先日アップした「ウィズコロナ時代のアジア各国の状況①」に続いて、アジア各地(シンガポール、タイ、ベトナム、中国、台湾)コロナ状況と、ウィズコロナ時代の経営環境の変化と現地企業の経営見通しについて、お話をしていただきました。
前回の続きとして、ウィズコロナ時代の経営環境の変化や機会、現地企業の経営見通しなどをまとめていきたいと思います。
各国の経営環境の変化と今後の見通し
各国(シンガポール、タイ、ベトナム、中国、台湾)の経営環境の変化や、それに伴った経営の見通しなどは、以下の通りです。
台湾の状況から
テレワークの浸透もあり、電子機器の需要増加に合わせた半導体需要が好調です。台湾には半導体の世界シェア1位のTSMCがいますし多くの日系企業も絡む分野ですので、今後の機会として考えられそうです。また台湾は5人に1人の割合で日本旅行の経験があり、訪問先は大阪が1位のようですので、旅行の再開が見込まれた後、大阪万博も含めたインバウンドにも期待ができます。
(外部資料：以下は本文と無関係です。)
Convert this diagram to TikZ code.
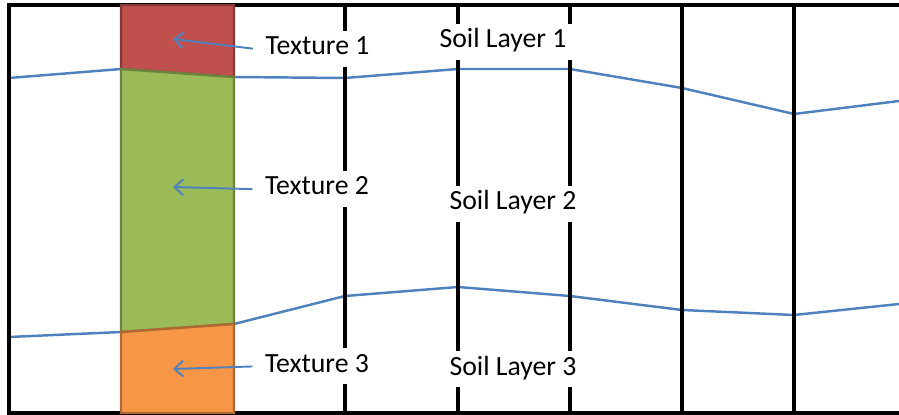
\documentclass[tikz,border=0pt]{standalone}
\usepackage{fontspec}
\setmainfont{Carlito}
\usepackage{tikz}
\usetikzlibrary{arrows.meta}

\definecolor{layerblue}{HTML}{4F81BD}
\definecolor{texred}{HTML}{C0504D}
\definecolor{texgreen}{HTML}{9BBB59}
\definecolor{texorange}{HTML}{F79646}

\begin{document}
\begin{tikzpicture}[x=0.02cm,y=-0.02cm,
    lbl/.style={fill=white, font=\fontsize{15.8}{19}\selectfont, text height=0.75em,
      text depth=0.1em, inner xsep=4pt, inner ysep=6pt, anchor=base},
    pointer/.style={layerblue, line width=1.1pt, shorten <=3pt,
      -{Straight Barb[length=5pt,width=9pt]}},
    boundary/.style={layerblue, line width=1.4pt}]
  \useasboundingbox (0,0) rectangle (899,415);
  % layer boundaries
  \draw[boundary] (9,78) -- (121,69) -- (234,77) -- (345,78) -- (458,69) -- (570,69) -- (682,88) -- (794,114) -- (899,101);
  \draw[boundary] (9,337) -- (121,332) -- (234,324) -- (345,296) -- (458,287) -- (570,296) -- (682,310) -- (794,315) -- (899,304);
  % grid columns and frame
  \foreach \x in {345,458,570,682,794} \draw[line width=2pt] (\x,5) -- (\x,413);
  \draw[line width=2pt] (899,5) -- (9,5) -- (9,413) -- (899,413);
  % texture column
  \filldraw[fill=texred, draw=texred!70!black, line width=1.4pt] (121,5) -- (234,5) -- (234,77) -- (121,69) -- cycle;
  \filldraw[fill=texgreen, draw=texgreen!70!black, line width=1.4pt] (121,69) -- (234,77) -- (234,324) -- (121,332) -- cycle;
  \filldraw[fill=texorange, draw=texorange!70!black, line width=1.4pt] (121,332) -- (234,324) -- (234,413) -- (121,413) -- cycle;
  \coordinate (h1) at (173,39);
  \coordinate (h2) at (173,187);
  \coordinate (h3) at (173,369);
  % labels
  \node[lbl] (t1) at (317.5,55) {Texture 1};
  \node[lbl] (t2) at (317,195) {Texture 2};
  \node[lbl] (t3) at (317,372) {Texture 3};
  \node[lbl] (s1) at (503,48) {Soil Layer 1};
  \node[lbl] (s2) at (513,210) {Soil Layer 2};
  \node[lbl] (s3) at (513,375) {Soil Layer 3};
  \draw[pointer] (t1.west) -- (h1);
  \draw[pointer] (t2.west) -- (h2);
  \draw[pointer] (t3.west) -- (h3);
\end{tikzpicture}
\end{document}
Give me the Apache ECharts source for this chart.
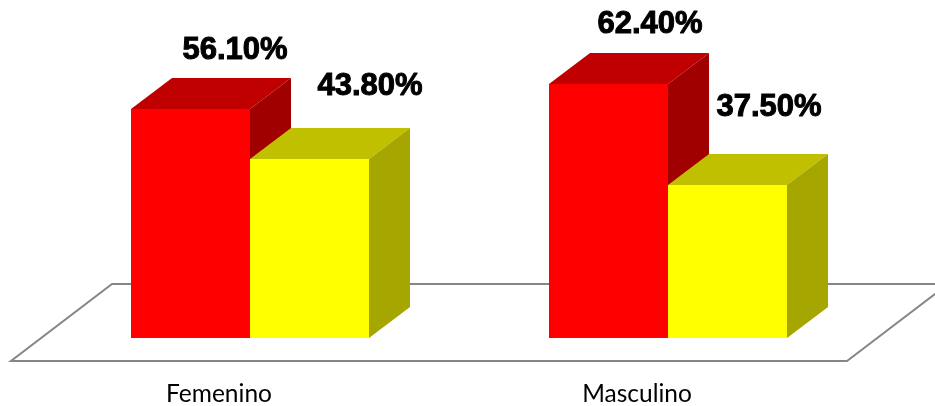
<!DOCTYPE html>
<html>
<head>
<meta charset="utf-8">
<style>html,body{margin:0;padding:0;background:#fff}#c{width:935px;height:406px}</style>
<script src="https://cdn.jsdelivr.net/npm/echarts@6/dist/echarts.min.js"></script>
</head>
<body>
<div id="c"></div>
<script>
const categories = ['Femenino', 'Masculino'];
const redValues = [56.1, 62.4];
const yellowValues = [43.8, 37.5];

const DEPTH_X = 41, DEPTH_Y = 31, BAR_W = 119;
const redLabelOffsets = [[44.5, -60], [41.5, -61]];
const yellowLabelOffsets = [[60.5, -74], [41.5, -79]];

function bar3d(values, side, colors, offsets) {
  return {
    type: 'custom',
    coordinateSystem: 'cartesian2d',
    data: values.map((v, i) => [i, v]),
    encode: { x: 0, y: 1 },
    z: 3,
    renderItem(params, api) {
      const i = api.value(0);
      const top = api.coord([i, api.value(1)]);
      const base = api.coord([i, 0]);
      const x0 = side < 0 ? top[0] - BAR_W : top[0];
      const x1 = x0 + BAR_W, yT = Math.round(top[1]), yB = Math.round(base[1]);
      const off = offsets[i];
      const poly = (pts, fill) => ({
        type: 'polygon',
        shape: { points: pts },
        style: { fill: fill, stroke: null }
      });
      return {
        type: 'group',
        children: [
          poly([[x0, yT], [x0 + DEPTH_X, yT - DEPTH_Y], [x1 + DEPTH_X, yT - DEPTH_Y], [x1, yT]], colors.top),
          poly([[x1, yT], [x1 + DEPTH_X, yT - DEPTH_Y], [x1 + DEPTH_X, yB - DEPTH_Y], [x1, yB]], colors.side),
          poly([[x0, yT], [x1, yT], [x1, yB], [x0, yB]], colors.front),
          {
            type: 'text',
            z2: 10,
            style: {
              x: (x0 + x1) / 2 + off[0],
              y: yT + off[1] + 1,
              text: api.value(1).toFixed(2) + '%',
              font: 'bold 31px "Liberation Sans"',
              fill: '#000',
              stroke: '#000',
              lineWidth: 1,
              align: 'center',
              verticalAlign: 'middle'
            }
          }
        ]
      };
    }
  };
}

const chart = echarts.init(document.getElementById('c'), null, { renderer: 'canvas' });
chart.setOption({
  animation: false,
  backgroundColor: '#fff',
  grid: { left: 41, right: 58, top: 11.76, bottom: 68, containLabel: false, outerBoundsMode: 'none' },
  xAxis: {
    type: 'category',
    data: categories,
    axisLine: { show: false },
    axisTick: { show: false },
    axisLabel: {
      fontFamily: 'Lato', fontSize: 24.5, color: '#000', margin: 56,
      verticalAlign: 'middle', padding: [0, 62, 0, 0]
    }
  },
  yAxis: { type: 'value', min: 0, max: 80, show: false, splitLine: { show: false } },
  series: [
    {
      type: 'custom',
      coordinateSystem: 'cartesian2d',
      data: [[0, 0]],
      encode: { x: 0, y: 1 },
      z: 1,
      clip: false,
      silent: true,
      renderItem(params, api) {
        const cs = params.coordSys;
        const yB = cs.y + cs.height;
        const fl = cs.x - 30, fr = cs.x + cs.width - 30, fy = yB + 23;
        const dx = 101, dy = 77;
        return {
          type: 'polygon',
          shape: { points: [[fl, fy], [fr, fy], [fr + dx, fy - dy], [fl + dx, fy - dy]] },
          style: { fill: '#fff', stroke: '#868686', lineWidth: 2 }
        };
      }
    },
    bar3d(redValues, -1, { front: '#ff0000', top: '#c00000', side: '#a00000' }, redLabelOffsets),
    bar3d(yellowValues, 1, { front: '#ffff00', top: '#c0c000', side: '#a6a600' }, yellowLabelOffsets)
  ]
});
</script>
</body>
</html>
逆に、コロナ再燃による運輸、旅行ホテル、小売、飲食の規制がゼロコロナ対策からウィズコロナ時代への対策が必要になることも考えられます。またコンテナ不足による輸送の遅延や、費用の高騰などの影響があるようです。物流が滞ると、物が不足したり在庫が過剰になったりする懸念がでてきます。
半導体だけでなく、高付加価値製品の製造、R&D拠点としての役割に期待しつつ、台湾も少子高齢化による市場規模の縮小が見込まれていることから、中長期的には戦略を検討する必要がありそうです。
中国の状況から
上海ららぽーとが開業、星野リゾートが浙江省に開業と、サービス業は栄えている印象があるようですが、2021年のIMFのGDP成長率は8%と下方修正されている状況です。
足元7月~9月では4.9%と減速傾向にあり、背景としては政府の規制強化、半導体や電力不足などがあるようです。特に電力不足の影響は大きく、通常は24時間365日稼働している工場も、地域によっては3勤3休などの要請が出ているようです。
今まではどちらかと言うと、下請け開発/生産を行っているイメージが強かったですが、最近は企画の方へ推移してきています。中国での人件費の高騰もあり、例えばアニメ業界では中国の下請けとして日本のアニメーターが動いている逆転現象ニュースもあります。
タイの状況から
半導体、樹脂、銅やアルミなどの需要回復による材料の高騰/入手難があり、中国同様に電力不足も起きているようです。また輸送関連もコンテナ不足を背景に遅れや運賃高騰が発生しいてる状況とのことです。
タイでは、自国で完結するビジネスというより、東南アジアのハブとして使っている会社がほとんどのため、周辺国の状況にも影響を受けることが特徴とのことでした。今後の高い成長率を見据えて、周辺国とのバランスも見ながら戦略を考えていく必要があるのだと思います。
ベトナムの状況から
コロナウイルスの対策は継続し、陽性者がでると工場やオフィスビルなど封鎖になるようです。IT業界ではリモート環境も整いつつあるので、業務自体は継続できている様子です。
しかし、職場が休業になったことで故郷に帰った人材などが戻ってきていないため、業界によっては人手不足な状況になりつつあるようです。例えばオフショア先として仕事はあるものの、対応できる体制が組めなかったり、技術者が不足してたりと、苦労をしているとのことでした。
外国人の入国もスムーズではない状況のため、設備の導入やメンテナンスで国外の作業者を入国させる必要がある場合など、隔離期間分と合わせて費用が高額になることがあるようです。
シンガポールの状況から
ビザ取得の要件(学歴と年収)があるのですが、給与基準が厳しく(高額に)なっているようです。シンガポール国内の雇用不安を減らす狙いがあるようですが、これにより日本人駐在員も削減されている状況で、2021年6月末時点では前年比で10.7%も減少している状況です。
国を挙げてのデジタル化を進めていて、スマートシティランキングでは2年連続1位を獲得するほどです。コロナ対策としても、ワクチン証明書、PCR検査結果、接触履歴などを国民番号と連動させてアプリで管理しているとのことです。
最後に
全体を通して感じることは、どの国でも輸送関連には懸念があるのだと感じました。またコロナウイルスによって小売や飲食、旅行業などはまだ予断が許されない状況ですが、一方で半導体などいい影響を受けた業界があるなど、国というより業界によって状況はまちまちなんだと思います。
コロナウイルスによって経営環境が変わったことは間違いありませんので、今後どうなるかを考えながら変化への対応を検討していく必要があるのだと思います。